Item 5. Ownership of Five Percent or Less of a Class:

        If this statement is being filed to report the fact that as of the date
	hereof the reporting person has ceased to be the beneficial owner of more
	than five percent of the class of securities, check the following. [x]

Item 6. Ownership of More than Five Percent on Behalf of Another Person:

        N/A

Item 7. Identification and Classification of the Subsidiary Which Acquired the
        Security Being Reported on By the Parent Holding Company:

        N/A

Item 8. Identification and Classification of Members of the Group:

        N/A

Item 9. Notice of Dissolution of Group:

        N/A

Item 10. Certification:

                 By signing below I certify that, to the best of my knowledge
                 and belief, the securities referred to above were not
                 acquired and are not held for the purpose of or with the
                 effect of changing or influencing the control of the issuer
                 of the securities and were not acquired and are not held in
                 connection with or as a participant in any transaction
                 having that purpose or effect.
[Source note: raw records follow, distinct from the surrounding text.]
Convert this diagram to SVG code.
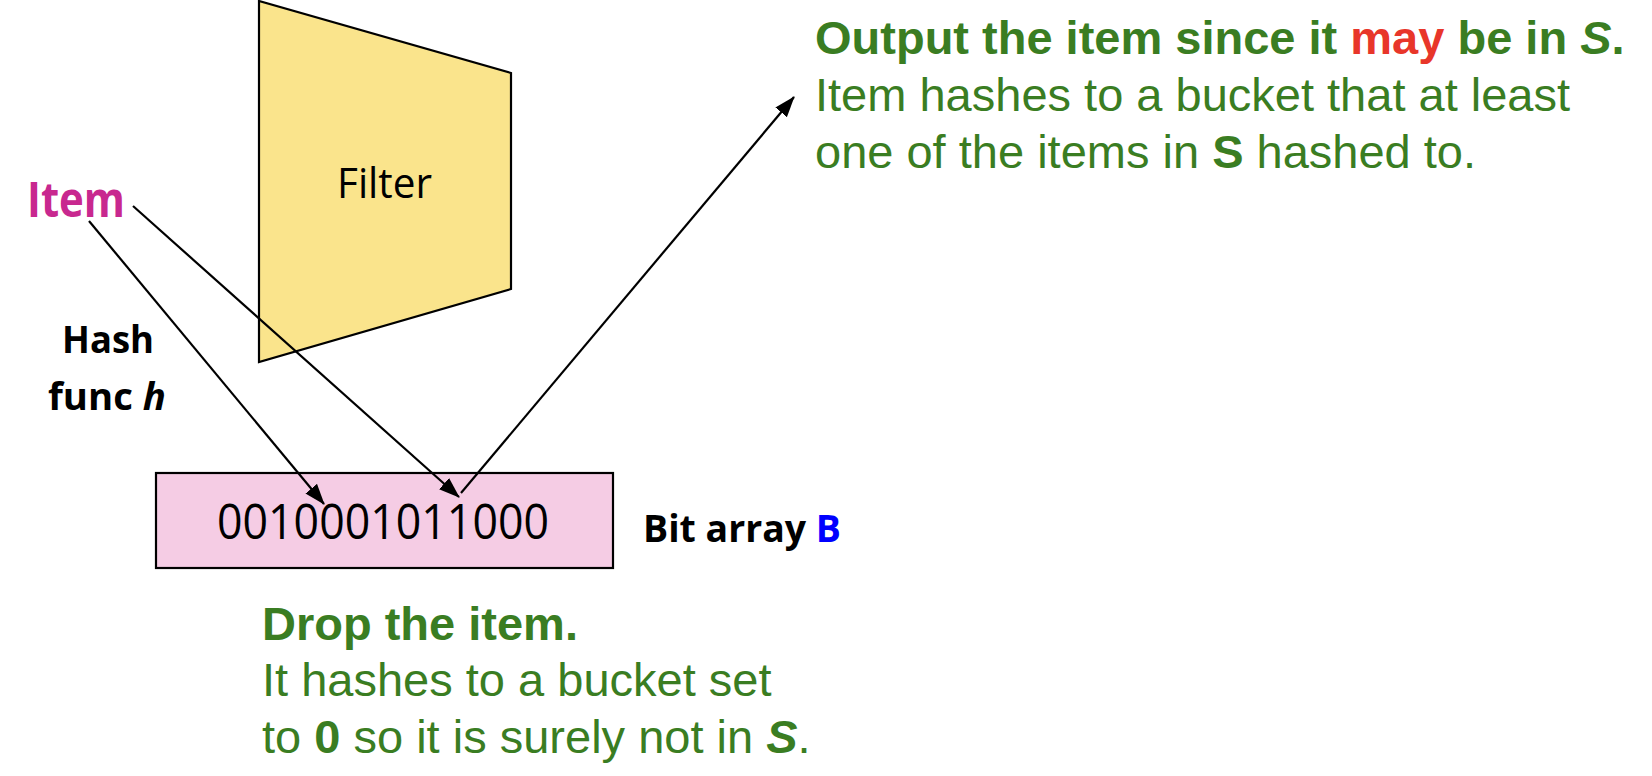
<svg xmlns="http://www.w3.org/2000/svg" width="1652" height="776" viewBox="0 0 1652 776">
<style>
.cal{font-family:"Open Sans","Liberation Sans",sans-serif;fill:#000}
.ar{font-family:"Liberation Sans",Arial,sans-serif;fill:#3A7D22;font-size:47px}
.b{font-weight:bold}
.i{font-style:italic}
.conn{stroke:#000;stroke-width:2.2;fill:none;marker-end:url(#ah)}
</style>
<defs>
<marker id="ah" markerUnits="userSpaceOnUse" markerWidth="22" markerHeight="16" refX="20" refY="7.5" orient="auto">
<path d="M0,0 L21,7.5 L0,15 z" fill="#000"/>
</marker>
</defs>
<rect width="1652" height="776" fill="#fff"/>
<g id="filter">
<polygon points="259,1 511,73 511,289 259,362" fill="#FAE48C" stroke="#000" stroke-width="2.2"/>
<text class="cal" x="337" y="198" font-size="42" textLength="95" lengthAdjust="spacingAndGlyphs">Filter</text>
</g>
<g id="bitarray">
<rect x="156" y="473" width="457" height="95" fill="#F5CCE4" stroke="#000" stroke-width="2.2"/>
<text class="cal" x="217" y="539" font-size="49" textLength="332" lengthAdjust="spacingAndGlyphs">0010001011000</text>
</g>
<g id="item">
<text class="cal b" x="27" y="217" font-size="49" style="fill:#C8288F" textLength="98" lengthAdjust="spacingAndGlyphs">Item</text>
</g>
<g id="hashfunc">
<text class="cal b" x="62" y="353" font-size="37" textLength="92" lengthAdjust="spacingAndGlyphs">Hash</text>
<text class="cal b" x="48" y="410" font-size="37" textLength="118" lengthAdjust="spacingAndGlyphs">func <tspan class="i">h</tspan></text>
</g>
<g id="bitarraylabel">
<text class="cal b" x="643" y="542" font-size="38" textLength="198" lengthAdjust="spacingAndGlyphs">Bit array <tspan style="fill:#0000FF">B</tspan></text>
</g>
<g id="output">
<text class="ar b" x="815" y="54">Output the item since it <tspan style="fill:#E8362A">may</tspan> be in <tspan class="i">S</tspan>.</text>
<text class="ar" x="815" y="111">Item hashes to a bucket that at least</text>
<text class="ar" x="815" y="168">one of the items in <tspan class="b">S</tspan> hashed to.</text>
</g>
<g id="drop">
<text class="ar b" x="262" y="640">Drop the item.</text>
<text class="ar" x="262" y="696">It hashes to a bucket set</text>
<text class="ar" x="262" y="753">to <tspan class="b">0</tspan> so it is surely not in <tspan class="b i">S</tspan>.</text>
</g>
<g id="connectors">
<line class="conn" x1="89" y1="221" x2="324" y2="504"/>
<line class="conn" x1="133" y1="206" x2="459" y2="497"/>
<line class="conn" x1="461" y1="493" x2="794" y2="97"/>
</g>
</svg>
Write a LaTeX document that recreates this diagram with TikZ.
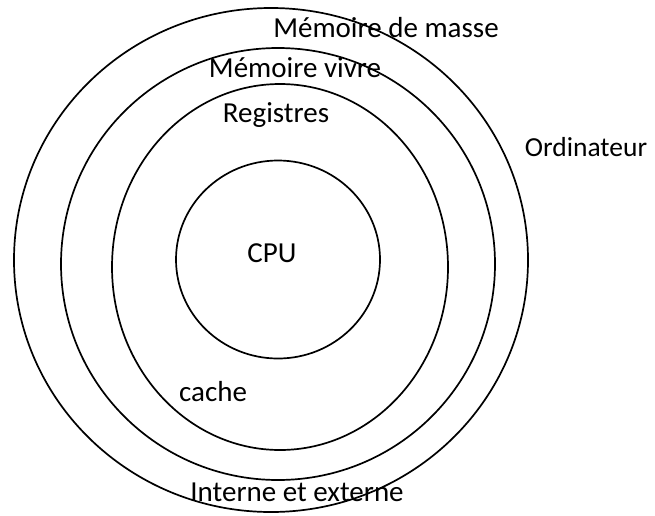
\documentclass[tikz,border=0pt]{standalone}
\usepackage{fontspec}
\setmainfont{Carlito}
\begin{document}
\begin{tikzpicture}[x=1pt,y=-1pt,
  ring/.style={line width=1.7pt, draw=black},
  lbl/.style={anchor=base, inner sep=0pt, font=\fontsize{29}{35}\selectfont}]
\useasboundingbox (0,0) rectangle (655,515);
\draw[ring] (271,260) ellipse [x radius=257pt, y radius=252pt];
\draw[ring] (278,264) ellipse [x radius=217pt, y radius=216pt];
\draw[ring] (280,267) ellipse [x radius=168pt, y radius=183pt];
\draw[ring] (278,259.5) ellipse [x radius=102pt, y radius=99pt];
\node[lbl] (masse) at (386,37) {Mémoire de masse};
\node[lbl] (vivre) at (295,77) {Mémoire vivre};
\node[lbl] (reg) at (276,122) {Registres};
\node[lbl, font=\fontsize{27.5}{33}\selectfont] (ord) at (586,156) {Ordinateur};
\node[lbl] (cpu) at (272,262) {CPU};
\node[lbl] (cache) at (213,401) {cache};
\node[lbl] (ie) at (297,501) {Interne et externe};
\end{tikzpicture}
\end{document}
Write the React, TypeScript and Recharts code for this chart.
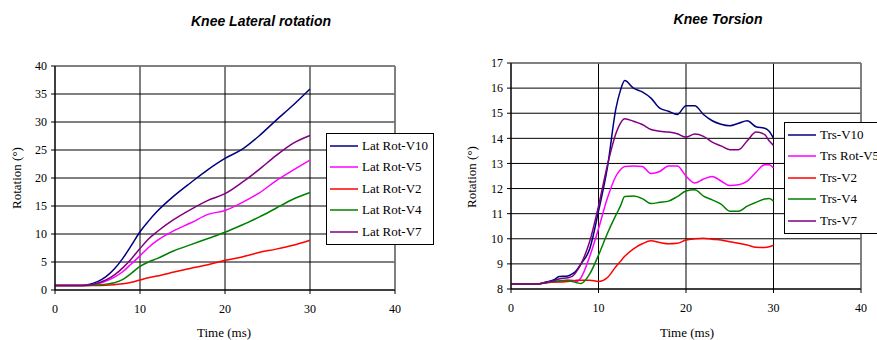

                                    SIGNATURE

      After reasonable inquiry and to the best of my knowledge and belief, I
certify that the information set forth in this statement is true, complete and
correct.


      						October 7, 2011
      						------------------
							Date

						SPROTT ASSET MANAGEMENT LP,
						by its General Partner,
						SPROTT ASSET MANAGEMENT GP INC.